> [Goal]: For each line that holds "this", copy the line out.

Start of Data for the task

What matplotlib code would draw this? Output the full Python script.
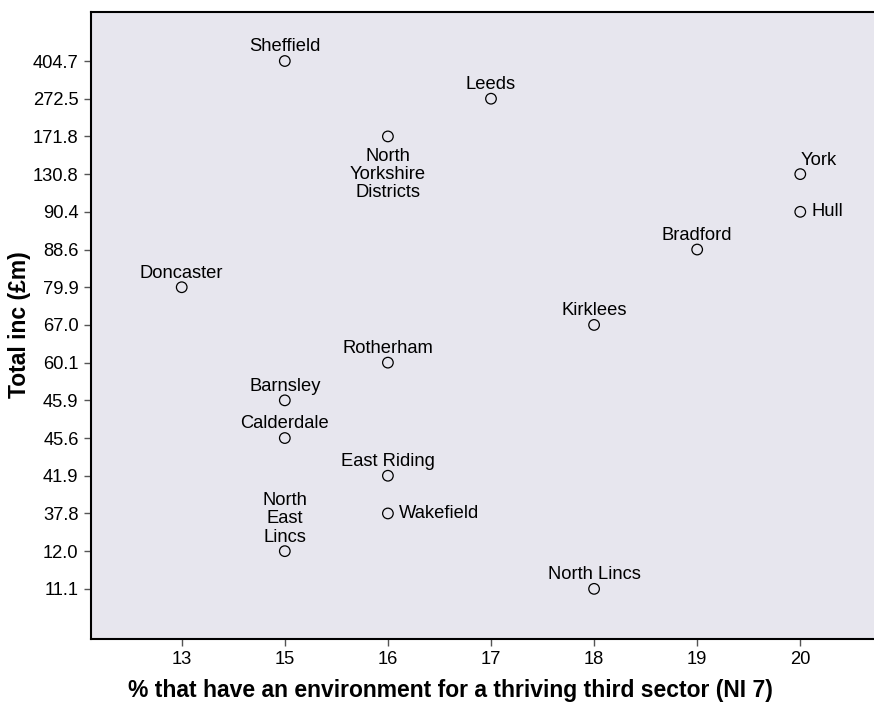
import matplotlib
matplotlib.use("Agg")
from matplotlib import pyplot as plt

plt.rcParams['font.family'] = ['Liberation Sans', 'DejaVu Sans']

# ordinal tick categories, as shown on the chart
x_cats = ['13', '15', '16', '17', '18', '19', '20']
y_cats = ['11.1', '12.0', '37.8', '41.9', '45.6', '45.9', '60.1', '67.0',
          '79.9', '88.6', '90.4', '130.8', '171.8', '272.5', '404.7']

names = ['Sheffield', 'Leeds', 'North\nYorkshire\nDistricts', 'York', 'Hull',
         'Bradford', 'Doncaster', 'Kirklees', 'Rotherham', 'Barnsley',
         'Calderdale', 'East Riding', 'Wakefield', 'North\nEast\nLincs',
         'North Lincs']
pct = ['15', '17', '16', '20', '20', '19', '13', '18', '16', '15', '15',
       '16', '16', '15', '18']
inc = ['404.7', '272.5', '171.8', '130.8', '90.4', '88.6', '79.9', '67.0',
       '60.1', '45.9', '45.6', '41.9', '37.8', '12.0', '11.1']
# label placement: 'up', 'down', 'right', 'upright'
place = ['up', 'up', 'down', 'upright', 'right', 'up', 'up', 'up', 'up',
         'up', 'up', 'up', 'right', 'up', 'up']

xs = [x_cats.index(v) for v in pct]
ys = [y_cats.index(v) for v in inc]

fig = plt.figure(figsize=(8.74, 7.08), dpi=100)
ax = fig.add_axes([91 / 874, 1 - 639 / 708, 1 - 91 / 874 + 0.01, (639 - 12) / 708])
ax.set_facecolor('#e7e6ee')

ax.scatter(xs, ys, s=58, facecolors='none', edgecolors='black', linewidths=0.9, zorder=3)

fs = 13.2
for x, y, n, p in zip(xs, ys, names, place):
    if p == 'up':
        ax.annotate(n, (x, y), xytext=(0, 4), textcoords='offset points',
                    ha='center', va='bottom', fontsize=fs, linespacing=1.1)
    elif p == 'upright':
        ax.annotate(n, (x, y), xytext=(0, 4), textcoords='offset points',
                    ha='left', va='bottom', fontsize=fs)
    elif p == 'down':
        ax.annotate(n, (x, y), xytext=(0, -8), textcoords='offset points',
                    ha='center', va='top', fontsize=fs, linespacing=1.1)
    else:
        ax.annotate(n, (x, y), xytext=(8, 0), textcoords='offset points',
                    ha='left', va='center', fontsize=fs)

ax.set_xticks(range(len(x_cats)))
ax.set_xticklabels(x_cats, fontsize=fs)
ax.set_yticks(range(len(y_cats)))
ax.set_yticklabels(y_cats, fontsize=fs)
ax.set_xlim(-0.88, 6.8)
ax.set_ylim(-1.33, 15.3)

ax.spines['right'].set_visible(False)
for s in ['left', 'top', 'bottom']:
    ax.spines[s].set_linewidth(1.5)
ax.tick_params(axis='both', direction='out', length=5, width=1, color='#555555', pad=4)

fig.text(20 / 874, 1 - 325 / 708, 'Total inc (£m)', rotation=90, ha='center', va='center',
         fontsize=16.5, fontweight='bold')
fig.text(450 / 874, 1 - 690 / 708, '% that have an environment for a thriving third sector (NI 7)',
         ha='center', va='center', fontsize=16.5, fontweight='bold')

fig.savefig('out.png', dpi=100)
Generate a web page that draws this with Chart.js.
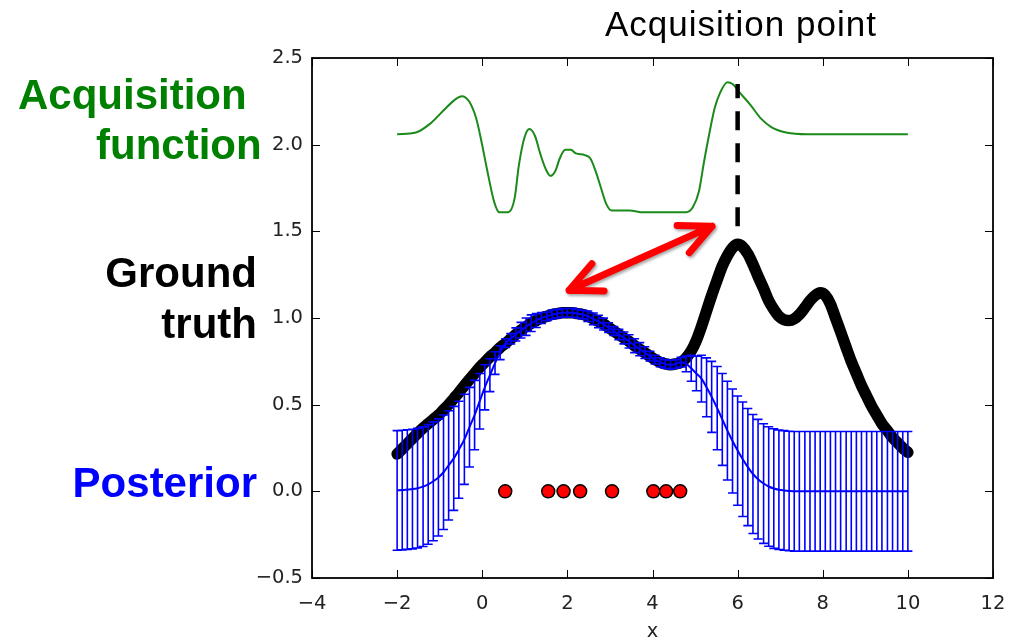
<!DOCTYPE html>
<html>
<head>
<meta charset="utf-8">
<title>Bayesian optimisation - acquisition point</title>
<script src="https://cdn.jsdelivr.net/npm/chart.js@4.4.1/dist/chart.umd.min.js"></script>
<style>
  html, body { margin: 0; padding: 0; background: #fff; }
  #wrap { position: relative; width: 1021px; height: 642px; }
  #chart { position: absolute; left: 0; top: 0; }
  .lbl { position: absolute; white-space: nowrap; line-height: 1; font-family: "Liberation Sans", Arial, sans-serif; }
  .side { font-size: 42px; font-weight: bold; }
</style>
</head>
<body>
<div id="wrap">
  <canvas id="chart" width="1021" height="642"></canvas>
  <div class="lbl" style="left:605px; top:6px; font-size:35px; letter-spacing:1px; color:#000;">Acquisition point</div>
  <div class="lbl side" style="left:18px; top:74px; color:#008000;">Acquisition</div>
  <div class="lbl side" style="left:96px; top:124px; color:#008000;">function</div>
  <div class="lbl side" style="right:764px; top:252px; color:#000;">Ground</div>
  <div class="lbl side" style="right:764px; top:303px; color:#000;">truth</div>
  <div class="lbl side" style="right:764px; top:462px; color:#0000ff;">Posterior</div>
</div>
<script>
// Grille des x (100 points de -2 a 10)
const xs = [
  -2.00, -1.88, -1.76, -1.64, -1.52, -1.39, -1.27, -1.15, -1.03, -0.91,
  -0.79, -0.67, -0.55, -0.42, -0.30, -0.18, -0.06, 0.06, 0.18, 0.30,
  0.42, 0.55, 0.67, 0.79, 0.91, 1.03, 1.15, 1.27, 1.39, 1.52,
  1.64, 1.76, 1.88, 2.00, 2.12, 2.24, 2.36, 2.48, 2.61, 2.73,
  2.85, 2.97, 3.09, 3.21, 3.33, 3.45, 3.58, 3.70, 3.82, 3.94,
  4.06, 4.18, 4.30, 4.42, 4.55, 4.67, 4.79, 4.91, 5.03, 5.15,
  5.27, 5.39, 5.52, 5.64, 5.76, 5.88, 6.00, 6.12, 6.24, 6.36,
  6.48, 6.61, 6.73, 6.85, 6.97, 7.09, 7.21, 7.33, 7.45, 7.58,
  7.70, 7.82, 7.94, 8.06, 8.18, 8.30, 8.42, 8.55, 8.67, 8.79,
  8.91, 9.03, 9.15, 9.27, 9.39, 9.52, 9.64, 9.76, 9.88, 10.00
];

// Ground truth (courbe noire)
const truth = [
  0.215, 0.245, 0.275, 0.305, 0.335, 0.365, 0.39, 0.415, 0.44, 0.47,
  0.50, 0.535, 0.57, 0.61, 0.645, 0.68, 0.715, 0.745, 0.775, 0.80,
  0.83, 0.855, 0.88, 0.905, 0.93, 0.95, 0.97, 0.985, 1.00, 1.01,
  1.02, 1.025, 1.03, 1.03, 1.03, 1.025, 1.02, 1.01, 0.995, 0.98,
  0.965, 0.945, 0.925, 0.905, 0.885, 0.865, 0.84, 0.82, 0.80, 0.78,
  0.76, 0.745, 0.735, 0.73, 0.735, 0.745, 0.77, 0.81, 0.87, 0.95,
  1.04, 1.13, 1.22, 1.30, 1.36, 1.405, 1.425, 1.41, 1.37, 1.31,
  1.24, 1.17, 1.10, 1.05, 1.01, 0.99, 0.985, 0.995, 1.02, 1.06,
  1.10, 1.13, 1.145, 1.13, 1.08, 1.00, 0.92, 0.83, 0.75, 0.68,
  0.61, 0.55, 0.49, 0.44, 0.39, 0.35, 0.31, 0.28, 0.25, 0.225
];

// Posterior : moyenne
const postMean = [
  0.005, 0.007, 0.01, 0.013, 0.018, 0.027, 0.04, 0.058, 0.08, 0.11,
  0.15, 0.19, 0.24, 0.30, 0.37, 0.44, 0.52, 0.60, 0.67, 0.74,
  0.80, 0.855, 0.88, 0.905, 0.93, 0.95, 0.97, 0.985, 1.00, 1.01,
  1.02, 1.025, 1.03, 1.03, 1.03, 1.025, 1.02, 1.01, 0.995, 0.98,
  0.965, 0.945, 0.925, 0.905, 0.885, 0.865, 0.84, 0.82, 0.80, 0.78,
  0.76, 0.745, 0.735, 0.73, 0.735, 0.745, 0.735, 0.71, 0.68, 0.65,
  0.60, 0.545, 0.48, 0.415, 0.35, 0.29, 0.235, 0.185, 0.14, 0.10,
  0.07, 0.045, 0.028, 0.016, 0.009, 0.005, 0.002, 0, 0, 0,
  0, 0, 0, 0, 0, 0, 0, 0, 0, 0,
  0, 0, 0, 0, 0, 0, 0, 0, 0, 0
];

// Posterior : ecart-type (barres d'erreur)
const postStd = [
  0.345, 0.345, 0.345, 0.345, 0.345, 0.345, 0.345, 0.343, 0.338, 0.33,
  0.315, 0.30, 0.28, 0.26, 0.23, 0.20, 0.16, 0.13, 0.095, 0.065,
  0.04, 0.025, 0.03, 0.038, 0.045, 0.05, 0.048, 0.04, 0.032, 0.025,
  0.026, 0.025, 0.024, 0.025, 0.026, 0.025, 0.025, 0.03, 0.034, 0.036,
  0.034, 0.028, 0.025, 0.03, 0.034, 0.038, 0.04, 0.038, 0.034, 0.028,
  0.025, 0.026, 0.025, 0.026, 0.025, 0.028, 0.045, 0.075, 0.10, 0.135,
  0.17, 0.205, 0.24, 0.265, 0.285, 0.30, 0.315, 0.33, 0.338, 0.343,
  0.345, 0.345, 0.345, 0.345, 0.345, 0.345, 0.345, 0.345, 0.345, 0.345,
  0.345, 0.345, 0.345, 0.345, 0.345, 0.345, 0.345, 0.345, 0.345, 0.345,
  0.345, 0.345, 0.345, 0.345, 0.345, 0.345, 0.345, 0.345, 0.345, 0.345
];

// Observations (points rouges, y = 0)
const obsX = [0.54, 1.55, 1.91, 2.30, 3.05, 4.02, 4.32, 4.65];
const obsY = [0, 0, 0, 0, 0, 0, 0, 0];

// Fonction d'acquisition (courbe verte)
const acqX = [
  -2.00, -1.56, -1.23, -0.90, -0.64, -0.48, -0.31, -0.14, -0.02, 0.11,
  0.28, 0.40, 0.61, 0.76, 0.86, 0.99, 1.11, 1.24, 1.36, 1.49,
  1.60, 1.72, 1.82, 1.95, 2.08, 2.20, 2.41, 2.54, 2.66, 2.79,
  2.91, 3.04, 3.20, 3.46, 3.79, 4.79, 4.95, 5.09, 5.21, 5.34,
  5.46, 5.59, 5.76, 5.88, 6.05, 6.30, 6.55, 6.80, 7.14, 7.64, 10.00
];
const acqY = [
  2.06, 2.07, 2.12, 2.20, 2.26, 2.28, 2.25, 2.15, 2.02, 1.86,
  1.67, 1.61, 1.61, 1.69, 1.88, 2.04, 2.09, 2.05, 1.95, 1.86,
  1.82, 1.85, 1.92, 1.97, 1.97, 1.95, 1.94, 1.92, 1.85, 1.75,
  1.66, 1.62, 1.62, 1.62, 1.61, 1.61, 1.64, 1.73, 1.90, 2.07,
  2.21, 2.30, 2.36, 2.35, 2.30, 2.23, 2.15, 2.10, 2.07, 2.06, 2.06
];

// Point d'acquisition (trait pointille vertical)
const acqPointX = [6, 6];
const acqPointY = [1.53, 2.35];

// Ticks
const xTicks = [-4, -2, 0, 2, 4, 6, 8, 10, 12];
const yTicks = [-0.5, 0.0, 0.5, 1.0, 1.5, 2.0, 2.5];

const toPts = (a, b) => a.map((v, i) => ({ x: v, y: b[i] }));
const minus = s => s.replace('-', '\u2212');
const MEAN_IDX = 2;

// Barres d'erreur du posterior
const errorBars = {
  id: 'errorBars',
  afterDatasetDraw(chart, args) {
    if (args.index !== MEAN_IDX) return;
    const { ctx, scales: { x, y } } = chart;
    ctx.save();
    ctx.strokeStyle = '#0000ff';
    ctx.lineWidth = 1.6;
    ctx.beginPath();
    xs.forEach((xv, i) => {
      const px = x.getPixelForValue(xv);
      const top = y.getPixelForValue(postMean[i] + postStd[i]);
      const bot = y.getPixelForValue(postMean[i] - postStd[i]);
      ctx.moveTo(px, top); ctx.lineTo(px, bot);
      ctx.moveTo(px - 4.5, top); ctx.lineTo(px + 4.5, top);
      ctx.moveTo(px - 4.5, bot); ctx.lineTo(px + 4.5, bot);
    });
    ctx.stroke();
    ctx.restore();
  }
};

// Fleche rouge double
const redArrow = {
  id: 'redArrow',
  afterDatasetsDraw(chart) {
    const { ctx, scales: { x, y } } = chart;
    const p0 = [x.getPixelForValue(2.04), y.getPixelForValue(1.16)];
    const p1 = [x.getPixelForValue(5.40), y.getPixelForValue(1.53)];
    const ang = Math.atan2(p1[1] - p0[1], p1[0] - p0[0]);
    const len = 35, spread = 0.44;
    const head = (tip, a) => {
      ctx.moveTo(tip[0] + len * Math.cos(a + spread), tip[1] + len * Math.sin(a + spread));
      ctx.lineTo(tip[0], tip[1]);
      ctx.lineTo(tip[0] + len * Math.cos(a - spread), tip[1] + len * Math.sin(a - spread));
    };
    ctx.save();
    ctx.strokeStyle = '#ff0000';
    ctx.lineWidth = 7;
    ctx.lineCap = 'round';
    ctx.lineJoin = 'round';
    ctx.shadowColor = 'rgba(0,0,0,0.35)';
    ctx.shadowBlur = 3;
    ctx.shadowOffsetX = 1.5;
    ctx.shadowOffsetY = 2;
    ctx.beginPath();
    ctx.moveTo(p0[0], p0[1]);
    ctx.lineTo(p1[0], p1[1]);
    head(p0, ang);
    head(p1, ang + Math.PI);
    ctx.stroke();
    ctx.restore();
  }
};

// Cadre + ticks vers l'interieur (style matplotlib)
const frameTicks = {
  id: 'frameTicks',
  afterDraw(chart) {
    const { ctx, chartArea: a, scales: { x, y } } = chart;
    ctx.save();
    ctx.strokeStyle = '#000';
    ctx.lineWidth = 1;
    ctx.beginPath();
    xTicks.forEach(v => {
      const px = Math.round(x.getPixelForValue(v)) + 0.5;
      ctx.moveTo(px, a.bottom); ctx.lineTo(px, a.bottom - 8);
      ctx.moveTo(px, a.top); ctx.lineTo(px, a.top + 8);
    });
    yTicks.forEach(v => {
      const py = Math.round(y.getPixelForValue(v)) + 0.5;
      ctx.moveTo(a.left, py); ctx.lineTo(a.left + 8, py);
      ctx.moveTo(a.right, py); ctx.lineTo(a.right - 8, py);
    });
    ctx.stroke();
    ctx.lineWidth = 1.8;
    ctx.strokeRect(a.left, a.top, a.right - a.left, a.bottom - a.top);
    ctx.restore();
  }
};

const tickFont = { family: '"DejaVu Sans", sans-serif', size: 19.5 };

new Chart(document.getElementById('chart'), {
  type: 'line',
  data: {
    datasets: [
      {
        label: 'Acquisition function',
        data: toPts(acqX, acqY),
        borderColor: '#1a8a1a',
        borderWidth: 2,
        pointRadius: 0,
        cubicInterpolationMode: 'monotone',
        order: 5
      },
      {
        label: 'Ground truth',
        data: toPts(xs, truth),
        borderColor: '#000',
        borderWidth: 11.5,
        borderCapStyle: 'round',
        borderJoinStyle: 'round',
        pointRadius: 0,
        cubicInterpolationMode: 'monotone',
        order: 4
      },
      {
        label: 'Posterior',
        data: toPts(xs, postMean),
        borderColor: '#0000ff',
        borderWidth: 2,
        pointRadius: 0,
        cubicInterpolationMode: 'monotone',
        order: 3
      },
      {
        label: 'Acquisition point',
        data: toPts(acqPointX, acqPointY),
        borderColor: '#000',
        borderWidth: 4.5,
        borderDash: [19, 13],
        pointRadius: 0,
        order: 2
      },
      {
        label: 'Observations',
        data: toPts(obsX, obsY),
        showLine: false,
        pointRadius: 6.5,
        pointBackgroundColor: '#ff0000',
        pointBorderColor: '#000',
        pointBorderWidth: 1.5,
        order: 1
      }
    ]
  },
  options: {
    responsive: false,
    animation: false,
    devicePixelRatio: 1,
    layout: { padding: { top: 58, right: 28, left: 0, bottom: 0 } },
    plugins: { legend: { display: false }, tooltip: { enabled: false } },
    scales: {
      x: {
        type: 'linear',
        min: -4, max: 12,
        afterBuildTicks: s => { s.ticks = xTicks.map(v => ({ value: v })); },
        afterFit: s => { s.height = 64; },
        grid: { display: false, drawTicks: false },
        border: { display: false },
        ticks: { font: tickFont, color: '#222', padding: 14, maxRotation: 0,
                 callback: v => minus(String(v)) },
        title: { display: true, text: 'x', color: '#222', padding: 0,
                 font: { family: '"DejaVu Sans", sans-serif', size: 19.5, lineHeight: 1 } }
      },
      y: {
        min: -0.5, max: 2.5,
        afterBuildTicks: s => { s.ticks = yTicks.map(v => ({ value: v })); },
        afterFit: s => { s.width = 312; },
        grid: { display: false, drawTicks: false },
        border: { display: false },
        ticks: { font: tickFont, color: '#222', padding: 9,
                 callback: v => minus(Number(v).toFixed(1)) }
      }
    }
  },
  plugins: [errorBars, redArrow, frameTicks]
});
</script>
</body>
</html>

End of Data for the task

> [Response to the exercise]:
What matplotlib code would draw this? Output the full Python script.
Generate a web page that draws this with Chart.js.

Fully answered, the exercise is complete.